◆ WHAT THE EXERCISE ASKS: Leave out the pictures and print only the lines from the one with "Output the Python" through the one with "from matplotlib.patches import Rectangle", exactly as they are.

◆ EXERCISE INPUTS:
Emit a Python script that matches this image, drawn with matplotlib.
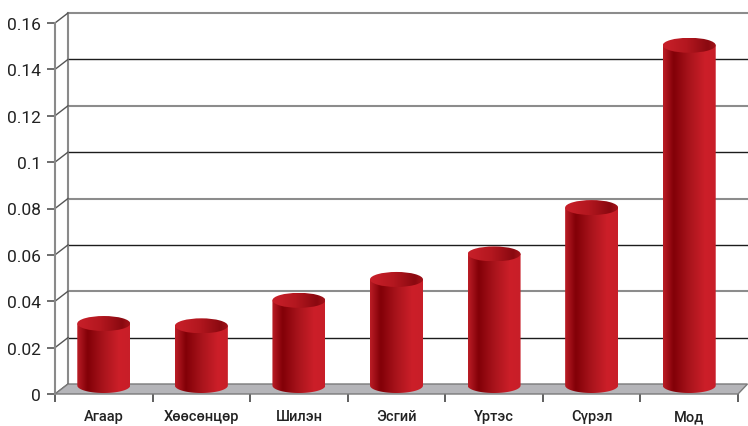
import numpy as np
import matplotlib
matplotlib.use("Agg")
import matplotlib.pyplot as plt
from matplotlib.path import Path
from matplotlib.patches import PathPatch, Ellipse, Polygon
from matplotlib.colors import LinearSegmentedColormap

plt.rcParams["font.family"] = ["Roboto", "DejaVu Sans"]

categories = ["Агаар", "Хөөсөнцөр", "Шилэн", "Эсгий", "Үртэс", "Сүрэл", "Мод"]
values = [0.030, 0.029, 0.040, 0.049, 0.060, 0.080, 0.150]
yticks = [0, 0.02, 0.04, 0.06, 0.08, 0.1, 0.12, 0.14, 0.16]
ytick_labels = ["0", "0.02", "0.04", "0.06", "0.08", "0.1", "0.12", "0.14", "0.16"]

W, H = 748, 427
fig = plt.figure(figsize=(W / 100, H / 100), dpi=100)
L, R, B, T = 55, 738, 395, 24
ax = fig.add_axes([L / W, (H - B) / H, (R - L) / W, (B - T) / H])
n = len(categories)
ax.set_xlim(0, n)
ax.set_ylim(0, 0.16)

pxx = (R - L) / n          # px per category
pxy = (B - T) / 0.16       # px per unit
DXL = 13 / pxx
DXR = 9.5 / pxx
DY = 10 / pxy

for s in ["top", "right", "bottom"]:
    ax.spines[s].set_visible(False)
ax.spines["left"].set_color("#8a8a8a")
ax.spines["left"].set_linewidth(1.5)

# y ticks
ax.set_yticks(yticks)
ax.set_yticklabels(ytick_labels)
ax.tick_params(axis="y", length=6, width=1.2, color="#555555", pad=4,
               labelsize=12.5, labelcolor="#222222")
# x ticks: marks at boundaries, labels at centres
ax.set_xticks(np.arange(n + 1))
ax.set_xticklabels([])
ax.set_xticks(np.arange(n) + 0.5, minor=True)
ax.set_xticklabels(categories, minor=True)
ax.tick_params(axis="x", which="major", length=6, width=1.2, color="#444444")
ax.tick_params(axis="x", which="minor", length=0, pad=11, labelsize=10.5,
               labelcolor="#222222")
for lab in ax.get_xticklabels(minor=True):
    lab.set_fontweight("medium")

# back wall gridlines (alternating grey / black)
for k, y in enumerate(yticks[1:], start=1):
    col = "#1c1c1c" if k % 2 == 1 else "#8c8c8c"
    lw = 1.0 if k % 2 == 1 else 1.5
    ax.plot([DXL, n + DXR], [y + DY, y + DY], color=col, lw=lw, zorder=1,
            clip_on=False)
# left wall: back edge and diagonals
ax.plot([DXL, DXL], [DY, 0.16 + DY], color="#8a8a8a", lw=1.5, zorder=1,
        clip_on=False)
for y in yticks:
    ax.plot([0, DXL], [y, y + DY], color="#555555", lw=1.0, zorder=1,
            clip_on=False)

# floor
floor = Polygon([(0, 0), (n, 0), (n + DXR, DY), (DXL, DY)], closed=True,
                facecolor="#b5b5b9", edgecolor="#7a7a7a", lw=1.0, zorder=2,
                clip_on=False)
ax.add_patch(floor)

# cylinders
body_cmap = LinearSegmentedColormap.from_list(
    "body", [(0.0, "#bb1d26"), (0.2, "#820007"), (0.5, "#a9141c"),
             (0.8, "#cc1f29"), (1.0, "#c81e28")])
top_cmap = LinearSegmentedColormap.from_list(
    "top", [(0.0, "#c9202a"), (0.45, "#b3171f"), (0.85, "#8a0910"),
            (1.0, "#a3131a")])
grad = np.linspace(0, 1, 256).reshape(1, -1)

rx = 26.5 / pxx
ry = 7.5 / pxy
base = 8.5 / pxy
for i, v in enumerate(values):
    cx = i + 0.5
    x0, x1 = cx - rx, cx + rx
    yt = v + 0.0004
    yb = base
    th = np.linspace(np.pi, 2 * np.pi, 60)
    verts = [(x0, yt), (x0, yb)]
    verts += list(zip(cx + rx * np.cos(th), yb + ry * np.sin(th)))
    verts += [(x1, yt), (x0, yt)]
    codes = [Path.MOVETO] + [Path.LINETO] * (len(verts) - 2) + [Path.CLOSEPOLY]
    body = PathPatch(Path(verts, codes), facecolor="none", edgecolor="none",
                     transform=ax.transData)
    ax.add_patch(body)
    im = ax.imshow(grad, cmap=body_cmap, extent=[x0, x1, yb - ry, yt],
                   aspect="auto", zorder=3, interpolation="bicubic")
    im.set_clip_path(body)
    top = Ellipse((cx, yt), 2 * rx, 2 * ry, facecolor="none",
                  edgecolor="none", transform=ax.transData)
    ax.add_patch(top)
    im2 = ax.imshow(grad, cmap=top_cmap, extent=[x0, x1, yt - ry, yt + ry],
                    aspect="auto", zorder=4, interpolation="bicubic")
    im2.set_clip_path(top)

ax.set_xlim(0, n)
ax.set_ylim(0, 0.16)
ax.set_aspect("auto")
ax.patch.set_alpha(0)

fig.savefig("out.png", dpi=100)
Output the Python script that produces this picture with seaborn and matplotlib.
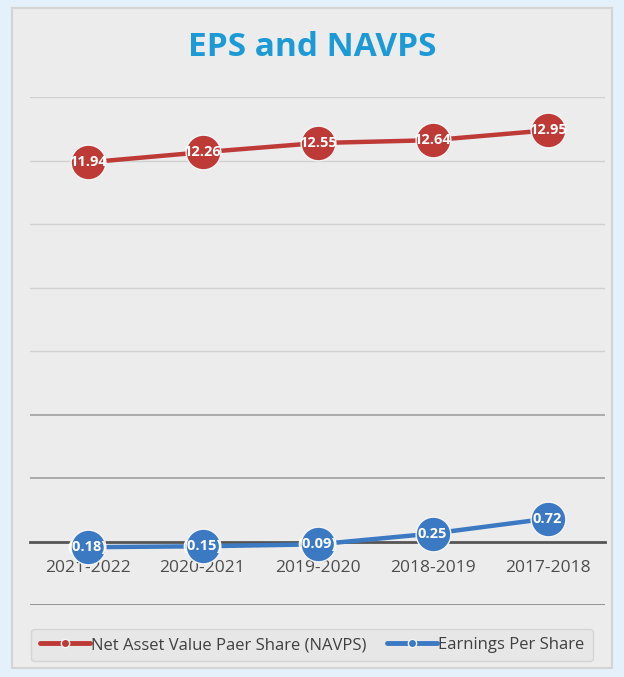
import matplotlib
matplotlib.use("Agg")
import matplotlib.pyplot as plt
import seaborn as sns
import pandas as pd
from matplotlib.patches import Rectangle

periods = ["2021-2022", "2020-2021", "2019-2020", "2018-2019", "2017-2018"]
navps = [11.94, 12.26, 12.55, 12.64, 12.95]
eps = [-0.18, -0.15, -0.09, 0.25, 0.72]
navps_name = "Net Asset Value Paer Share (NAVPS)"
eps_name = "Earnings Per Share"
title = "EPS and NAVPS"

def fmt(v):
    return f"({abs(v):.2f})" if v < 0 else f"{v:.2f}"

df = pd.DataFrame({
    "Period": periods * 2,
    "Value": navps + eps,
    "Series": [navps_name] * len(periods) + [eps_name] * len(periods),
})

sns.set_theme(style="white")
plt.rcParams["font.family"] = ["Open Sans", "DejaVu Sans"]

fig = plt.figure(figsize=(6.24, 6.77), dpi=100)
fig.patch.set_facecolor("#e4f1fa")
panel = Rectangle((12 / 624, 9 / 677), 600 / 624, 660 / 677,
                  transform=fig.transFigure, facecolor="#ececec",
                  edgecolor="#d4d4d4", lw=1.5, zorder=-5)
fig.add_artist(panel)
ax = fig.add_axes([30 / 624, 1 - 605 / 677, 575 / 624, 508 / 677])
ax.set_zorder(2)
ax.set_facecolor("none")

palette = {navps_name: "#be3a37", eps_name: "#3b79c3"}
sns.lineplot(data=df, x="Period", y="Value", hue="Series", palette=palette,
             marker="o", markersize=25, linewidth=3.2, markeredgecolor="#f5f5f5",
             markeredgewidth=1.0, ax=ax, sort=False, zorder=3)

ax.set_xlim(-0.5, len(periods) - 0.5)
ax.set_ylim(-2, 14)
ax.set_yticks(range(-2, 15, 2))
for y in range(-2, 15, 2):
    if y == 0:
        continue
    col = "#d0d0d0" if y >= 6 else "#a6a6a6"
    if y == -2:
        col = "#8c8c8c"
    ax.axhline(y, color=col, lw=1.3 if y < 6 else 1.0, zorder=1)
ax.set_yticklabels([])
ax.tick_params(axis="y", length=0)
for s in ["top", "right", "left"]:
    ax.spines[s].set_visible(False)
ax.spines["bottom"].set_position(("data", 0))
ax.spines["bottom"].set_color("#555555")
ax.spines["bottom"].set_linewidth(2)
ax.spines["bottom"].set_zorder(2)
ax.tick_params(axis="x", length=0, pad=13, labelsize=12.5, labelcolor="#4d4d4d")
ax.set_xlabel("")
ax.set_ylabel("")

for i, v in enumerate(navps):
    ax.annotate(fmt(v), (i, v), ha="center", va="center", color="white",
                fontsize=10.5, fontweight="bold", zorder=5)
for i, v in enumerate(eps):
    ax.annotate(fmt(v), (i, v), ha="center", va="center", color="white",
                fontsize=10.5, fontweight="bold", zorder=5)

fig.text(0.5, 1 - 48 / 677, title, ha="center", va="center", color="#1b9ad6",
         fontsize=24, fontweight="bold")

handles, labels = ax.get_legend_handles_labels()
ax.legend_.remove()
for h in handles:
    h.set_markersize(6)
    h.set_linewidth(3.5)
leg = fig.legend(handles, labels, loc="center", ncol=2,
                 bbox_to_anchor=(0.5, 1 - 645 / 677), frameon=True,
                 fontsize=12, handlelength=3.0, handletextpad=0.1,
                 columnspacing=1.2, borderpad=0.5)
leg.get_frame().set_facecolor("#e6e6e6")
leg.get_frame().set_edgecolor("#cfcfcf")
for t in leg.get_texts():
    t.set_color("#404040")

fig.savefig("out.png", dpi=100, facecolor=fig.get_facecolor())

◆ ANSWER TO THE PROBLEM:
Output the Python script that produces this picture with seaborn and matplotlib.
import matplotlib
matplotlib.use("Agg")
import matplotlib.pyplot as plt
import seaborn as sns
import pandas as pd
from matplotlib.patches import Rectangle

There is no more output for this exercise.